═════ Data section ═════
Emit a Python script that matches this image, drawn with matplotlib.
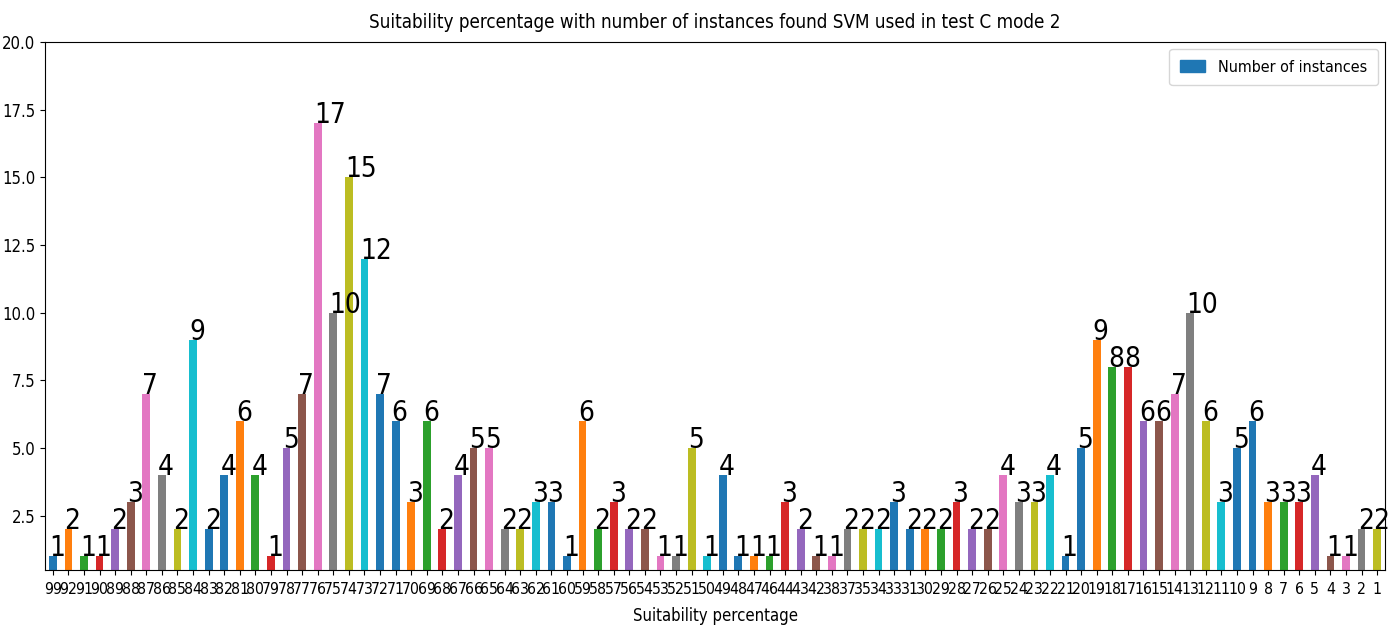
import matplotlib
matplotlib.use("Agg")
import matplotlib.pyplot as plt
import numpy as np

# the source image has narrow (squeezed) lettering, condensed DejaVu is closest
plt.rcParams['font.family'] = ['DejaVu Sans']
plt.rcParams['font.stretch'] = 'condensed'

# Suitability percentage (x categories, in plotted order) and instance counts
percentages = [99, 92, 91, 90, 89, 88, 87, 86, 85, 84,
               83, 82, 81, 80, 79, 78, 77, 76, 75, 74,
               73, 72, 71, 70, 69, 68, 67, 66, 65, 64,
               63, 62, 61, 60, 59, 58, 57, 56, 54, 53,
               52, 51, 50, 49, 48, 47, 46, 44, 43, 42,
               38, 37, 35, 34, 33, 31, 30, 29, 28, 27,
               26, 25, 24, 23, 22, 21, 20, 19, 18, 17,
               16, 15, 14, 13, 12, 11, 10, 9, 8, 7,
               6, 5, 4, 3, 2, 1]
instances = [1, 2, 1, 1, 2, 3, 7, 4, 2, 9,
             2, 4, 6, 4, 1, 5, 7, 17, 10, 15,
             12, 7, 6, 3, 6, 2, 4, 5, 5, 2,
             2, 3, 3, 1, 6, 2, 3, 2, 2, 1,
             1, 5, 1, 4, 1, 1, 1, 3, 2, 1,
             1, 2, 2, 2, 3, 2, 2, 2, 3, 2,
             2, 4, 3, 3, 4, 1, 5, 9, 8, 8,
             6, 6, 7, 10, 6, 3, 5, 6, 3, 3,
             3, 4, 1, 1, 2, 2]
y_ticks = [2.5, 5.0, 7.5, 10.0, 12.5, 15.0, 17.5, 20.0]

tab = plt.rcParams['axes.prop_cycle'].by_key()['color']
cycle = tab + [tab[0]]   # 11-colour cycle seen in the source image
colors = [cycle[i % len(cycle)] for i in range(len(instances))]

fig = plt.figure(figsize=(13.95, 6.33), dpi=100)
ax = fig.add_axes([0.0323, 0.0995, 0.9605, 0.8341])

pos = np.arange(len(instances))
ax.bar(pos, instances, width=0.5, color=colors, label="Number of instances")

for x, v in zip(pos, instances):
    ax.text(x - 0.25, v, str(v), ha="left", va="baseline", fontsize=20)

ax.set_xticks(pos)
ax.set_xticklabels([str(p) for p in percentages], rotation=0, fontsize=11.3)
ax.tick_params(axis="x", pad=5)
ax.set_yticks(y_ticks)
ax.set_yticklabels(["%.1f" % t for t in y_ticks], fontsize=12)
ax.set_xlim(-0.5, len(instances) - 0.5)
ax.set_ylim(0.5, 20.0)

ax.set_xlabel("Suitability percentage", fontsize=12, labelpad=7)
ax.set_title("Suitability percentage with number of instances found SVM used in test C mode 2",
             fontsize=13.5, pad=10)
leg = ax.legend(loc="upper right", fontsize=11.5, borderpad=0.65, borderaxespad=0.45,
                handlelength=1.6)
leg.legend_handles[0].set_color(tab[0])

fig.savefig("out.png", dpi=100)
═════
### What this task involves
Using the listing above, show each line holding the string "with".

### Exercise solution
Emit a Python script that matches this image, drawn with matplotlib.
ax.set_title("Suitability percentage with number of instances found SVM used in test C mode 2",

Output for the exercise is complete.